December 2019 Newsletter
The month we discuss the various benefits that refinancing your home loan can provide and the outline differences between an Owner-Occupied and Investment Loan.
The Benefits of Refinancing Your Home Loan
If you weren’t thinking of refinancing your home loan, you may want to think again. With the help from our team, you could save hundreds by refinancing your loan. Below are a few benefits to refinancing that you may want to consider.
Reduce your monthly loan repayments
If you refinance to a home loan with a cheaper interest rate you will be able to reduce your monthly payments and your overall mortgage balance, saving you thousands of dollars in interest.
Improve your new home
With the extra funds available to use from lowering your interest rate, you can fund the cost of any renovations or constructions you would like to make on your property without taking out another loan.
Consolidate your debt
One of the options you have when you refinance is to be able to consolidate all of your debts into one loan which makes it easier for you to manage multiple payments.
Potential tax benefits
By refinancing to another loan and using the savings to invest you can potentially take advantage of potential tax benefits such as negative gearing and depreciation benefits.
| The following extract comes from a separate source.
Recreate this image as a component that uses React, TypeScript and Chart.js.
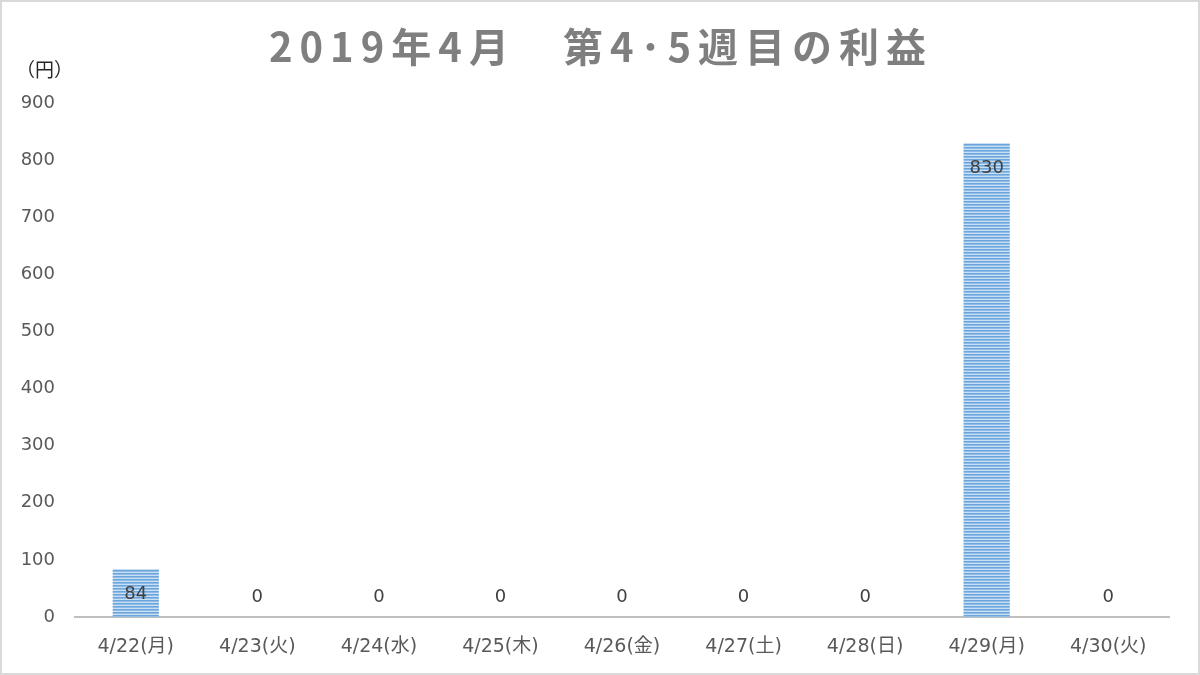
import React, { useEffect, useRef } from 'react';
import Chart from 'chart.js/auto';

const chartTitle = '2019年4月　第4･5週目の利益';
const unitLabel = '（円）';
const categories = ['4/22(月)', '4/23(火)', '4/24(水)', '4/25(木)', '4/26(金)', '4/27(土)', '4/28(日)', '4/29(月)', '4/30(火)'];
const profits = [84, 0, 0, 0, 0, 0, 0, 830, 0];
const yMin = 0;
const yMax = 900;
const yStep = 100;

const FONT = '"DejaVu Sans", "Noto Sans CJK JP", sans-serif';
const JP_FONT = '"Noto Sans CJK JP", "DejaVu Sans", sans-serif';

// horizontal stripe fill like the Excel pattern
const makeStripes = (): CanvasPattern | string => {
  const c = document.createElement('canvas');
  c.width = 4;
  c.height = 3;
  const g = c.getContext('2d');
  if (!g) return '#7aaee0';
  g.fillStyle = '#c9dff4';
  g.fillRect(0, 0, 4, 3);
  g.fillStyle = '#6aa5db';
  g.fillRect(0, 0, 4, 1);
  g.fillStyle = '#8fbbe6';
  g.fillRect(0, 1, 4, 1);
  const p = g.createPattern(c, 'repeat');
  return p || '#7aaee0';
};

const App: React.FC = () => {
  const canvasRef = useRef<HTMLCanvasElement>(null);

  useEffect(() => {
    const ctx = canvasRef.current?.getContext('2d');
    if (!ctx) return;

    const decorPlugin = {
      id: 'decor',
      afterDraw(chart: any) {
        const { ctx } = chart;
        ctx.save();
        // title
        ctx.font = `bold 40px ${JP_FONT}`;
        ctx.fillStyle = '#7f7f7f';
        ctx.textAlign = 'center';
        ctx.textBaseline = 'middle';
        (ctx as any).letterSpacing = '7px';
        ctx.fillText(chartTitle, 601, 47);
        (ctx as any).letterSpacing = '0px';
        // unit
        ctx.font = `19px ${JP_FONT}`;
        ctx.fillStyle = '#262626';
        ctx.textAlign = 'left';
        ctx.fillText(unitLabel, 16, 70);
        // frame
        ctx.strokeStyle = '#d9d9d9';
        ctx.lineWidth = 2;
        ctx.strokeRect(1, 1, 1198, 673);
        ctx.restore();
      },
    };

    const valuesPlugin = {
      id: 'values',
      afterDatasetsDraw(chart: any) {
        const { ctx, data, scales } = chart;
        const base = scales.y.getPixelForValue(0);
        ctx.save();
        ctx.font = `18px ${FONT}`;
        ctx.fillStyle = '#404040';
        ctx.textAlign = 'center';
        ctx.textBaseline = 'middle';
        chart.getDatasetMeta(0).data.forEach((bar: any, i: number) => {
          const y = Math.min(bar.y + 25, base - 20);
          ctx.fillText(String(data.datasets[0].data[i]), bar.x, y);
        });
        ctx.restore();
      },
    };

    const chart = new Chart(ctx, {
      type: 'bar',
      data: {
        labels: categories,
        datasets: [
          {
            label: '利益',
            data: profits,
            backgroundColor: makeStripes() as any,
            borderWidth: 0,
            barPercentage: 0.38,
            categoryPercentage: 1,
          },
        ],
      },
      plugins: [valuesPlugin, decorPlugin],
      options: {
        animation: false,
        responsive: false,
        maintainAspectRatio: false,
        layout: { padding: { top: 103, right: 31, bottom: 8, left: 0 } },
        plugins: {
          legend: { display: false },
          tooltip: { enabled: false },
          title: { display: false },
        },
        scales: {
          x: {
            grid: { display: false },
            border: { color: '#bfbfbf', width: 2 },
            ticks: {
              color: '#595959',
              padding: 11,
              maxRotation: 0,
              font: { family: FONT, size: 19 },
            },
            afterFit: (s: any) => {
              s.height = 50;
            },
          },
          y: {
            min: yMin,
            max: yMax,
            grid: { display: false },
            border: { display: false },
            ticks: {
              stepSize: yStep,
              color: '#595959',
              padding: 12,
              font: { family: FONT, size: 18 },
            },
            afterFit: (s: any) => {
              s.width = 75;
            },
          },
        },
      },
    });

    return () => chart.destroy();
  }, []);

  return (
    <div style={{ position: 'fixed', left: 0, top: 0, width: 1200, height: 675, background: '#ffffff' }}>
      <canvas ref={canvasRef} width={1200} height={675} style={{ width: 1200, height: 675, display: 'block' }} />
    </div>
  );
};

export default App;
Due to all the potential benefits of refinancing your home loan, it is a choice worth considering. A mortgage broker will help you unlock these benefits by finding you the best home loan for you possible.
The Differences Between Owner-Occupied and Investment Loans
When you buy a home whether it is classified as owner-occupied or investment depends on your intentions behind buying the property. If you are planning to sell the property for a profit on what you originally bought it for or rent it out, then it would be an investment property. If you were planning to live in the home, you bought then it would be an owner-occupied home loan. It’s straightforward but each classification has important implications for applying for your home loan.
Each type of home loan has varying level of interest rates with investment loans usually being the more expensive of the two. Additionally, investment loans also have higher closing and ongoing fees. So overall, they tend to be the more expensive home loan choice.
Banks are becoming more reluctant with approving investment loans, so the requirements are often stricter when applying for one. The most important thing is to be able to show you have enough funds set aside to pay off the mortgage. How much you’ll need depends on a few factors such as the number of repayments, the amount you’ll receive from rent, your debt to income ratio and the potential appreciation of your property.
Because of the increased expenses and requirements with applying for an investment loan, it can be tempting to try and get an owner-occupier loan even if you aren’t planning to live in the property. Unfortunately, because of the higher risk involved for the lender, loan agents are well trained to determine if you’re committing occupancy fraud so it’s not worth the risk.
It’s important to understand what your intentions are when you purchase a home, so you know which loan to apply for and the differences between the two.